À exemplo do que ocorre com o volume da Academia de Lisboa, diversos outros dicionários portugueses registram a inconfidência como falta de lealdade ao soberano ou ao Estado. Ora, trata-se de uma acepção que desaparece significativamente nos dicionários brasileiros, e quando reaparece já surge referida à Conjuração Mineira, sem o sentido da traição ou da deslealdade. É caso do citado Borba, que vai iluminar o sentido histórico em detrimento de qualquer outro. Enfim, o que importa aí, tanto em termos filológicos como históricos, é o fato de que no Brasil a história vai pautar o dicionário. Isso é um achado genial.

Há uma beleza aí, e ela não pode ser ignorada: a história se impõe sobre o sentido semântico convencional da palavra para modificar seu curso. A história assume um papel transformador dentro do dicionário. Quer dizer, para nós brasileiros – e para a criança que fui – inconfidência tornou-se realmente uma palavra histórica, um nome próprio mesmo. Ninguém será chamado por nós de inconfidente por ter sido um traidor. Dizendo de outro modo: os termos “inconfidência” e “inconfidente” terminam por subverter o significado original a favor do seu contrário, apagando o sentido negativo que essas palavras originalmente carregam. Por isso, não ocorrerá a ninguém hoje chamar Tiradentes de traidor; tampouco vamos chamar um delator – nem mesmo os tristes e desprezíveis “delatores premiados” – de inconfidente, porque o termo adquiriu um sentido mais positivo no país.

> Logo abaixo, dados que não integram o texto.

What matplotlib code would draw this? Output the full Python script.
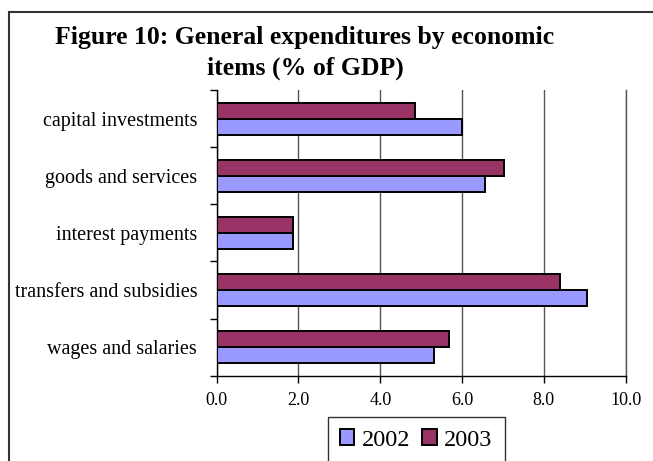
import numpy as np
import matplotlib.pyplot as plt
from matplotlib.patches import Rectangle

# datos
categorias = ["capital investments", "goods and services", "interest payments",
              "transfers and subsidies", "wages and salaries"]
v2002 = [6.0, 6.56, 1.87, 9.06, 5.31]
v2003 = [4.85, 7.02, 1.87, 8.39, 5.67]
ticks_x = [0, 2, 4, 6, 8, 10]

plt.rcParams['font.family'] = ['Liberation Serif', 'DejaVu Serif']

fig = plt.figure(figsize=(6.53, 4.61), dpi=100)
ax = fig.add_axes([0.3318, 0.185, 0.6264, 0.6197])

y = np.arange(len(categorias))
h = 0.28
ax.barh(y + h / 2, v2002, height=h, color="#9999FF", edgecolor="black", linewidth=1.4, label="2002", zorder=3)
ax.barh(y - h / 2, v2003, height=h, color="#993366", edgecolor="black", linewidth=1.4, label="2003", zorder=3)

ax.set_xlim(0, 10)
ax.set_ylim(len(categorias) - 0.5, -0.5)
ax.set_xticks(ticks_x)
ax.set_xticklabels([f"{t:.1f}" for t in ticks_x], fontsize=13)
ax.tick_params(axis='x', length=5, width=1, pad=7)

# marcas en los limites de categoria, etiquetas en el centro
ax.set_yticks(np.arange(-0.5, len(categorias)), minor=False)
ax.set_yticklabels([])
ax.set_yticks(y, minor=True)
ax.set_yticklabels(categorias, minor=True, fontsize=14.5)
ax.tick_params(axis='y', which='major', length=5, width=1)
ax.tick_params(axis='y', which='minor', length=0, pad=14)

ax.grid(axis='x', color="#555555", linewidth=1, zorder=0)
ax.spines['top'].set_visible(False)
ax.spines['right'].set_color("#555555")
ax.spines['right'].set_linewidth(1)
ax.spines['left'].set_linewidth(1)
ax.spines['bottom'].set_linewidth(1)

fig.text(0.467, 0.943, "Figure 10: General expenditures by economic\nitems (% of GDP)",
         ha="center", va="top", fontsize=18.5, fontweight="bold", linespacing=1.38)

leg = fig.legend(loc="upper left", bbox_to_anchor=(327.7 / 653, 1 - 417.3 / 461), fontsize=17.5,
                 frameon=True, fancybox=False, edgecolor="black", ncol=2, handlelength=0.6,
                 handleheight=0.6, handletextpad=0.3, columnspacing=0.5, borderpad=0.5,
                 borderaxespad=0)
leg.get_frame().set_linewidth(1)

# marco exterior del grafico (recortado a la derecha y abajo)
fig.add_artist(Rectangle((9 / 653, -0.1), 1.2, 1.1 - 12 / 461, transform=fig.transFigure,
                         fill=False, edgecolor="#333333", linewidth=1.5, clip_on=False))

plt.savefig("out.png", dpi=100)
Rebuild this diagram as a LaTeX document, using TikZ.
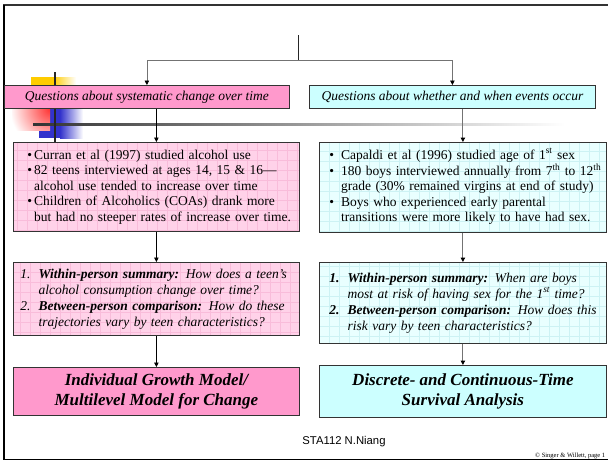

Pensadas dessa forma, essas palavras passam a fazer parte de um grupo lexical muito importante, feito de significantes que são capazes de dizer alguma coisa, mas também o seu contrário. Palavras que deslizam de uma ponta a outra, para sugerir que um significado sempre pode se inverter como no caso da Inconfidência Mineira. Palavras que adquirem força de talismã.

Creio que foi justamente como talismã — e quero acreditar nisso — que ainda criança eu intuí a força dos termos “inconfidência” e “inconfidente”, ouvidos na minha primeira década de vida, na virada dos anos 1950 para os 1960, numa sala de aula do Colégio Jesus Maria José, em Poços de Caldas. Foram esses significantes enigmáticos, que passam da minha pessoa ao nosso ethos coletivo, que eu tive a alegria de reencontrar ao preparar estas notas, escritas tantas décadas depois, já na vida adulta, como professora e pesquisadora, com a surpresa de que esses termos ainda preservam sua aura de mistério, de assombro, de alumbramento. E é precisamente nesse encontro da infância com a poesia, que se pode reconhecer a estranha potência da palavra.

A criança, no seu limbo sensível, sabe que as palavras são vento e que na existência delas tudo se forma e se transforma, como propõe o belíssimo poema de Cecília Meireles, o “Romance das palavras aéreas” do Romanceiro da Inconfidência, cujo título já é um poema e cuja primeira estrofe cito para terminar:

“Ai, palavras, ai, palavras,

que estranha potência, a vossa!

ai, palavras, ai, palavras,

sois de vento, ides no vento,

no vento que não retorna,

e, em tão rápida existência,

tudo se forma e transforma!

Sois de vento, ides no vento,

e quedais, com sorte nova!

Ai, palavras, ai, palavras,

que estranha potência, a vossa!”

*


[1] Agradeço o convite ao André Botelho, ao Pedro Meira Monteiro, ao Maurício Hoelz e demais organizadores do evento “Inconfidências”, que me deu a oportunidade e o prazer de partilhar essa mesa do Minas Mundo com a Heloisa Starling e o Sérgio Alcides Pereira do Amaral, de quem sou entusiasta leitora.

Eliane Robert Moraes é professora de Literatura Brasileira no Departamento de Letras Clássicas e Vernáculas da FFLCH da Universidade de São Paulo (USP). Entre suas publicações, estão a Antologia da poesia erótica brasileira (2015), e uma seleção de contos eróticos brasileiros, sob o título O corpo descoberto (2018), além de uma Seleta Erótica de Mário de Andrade (2022).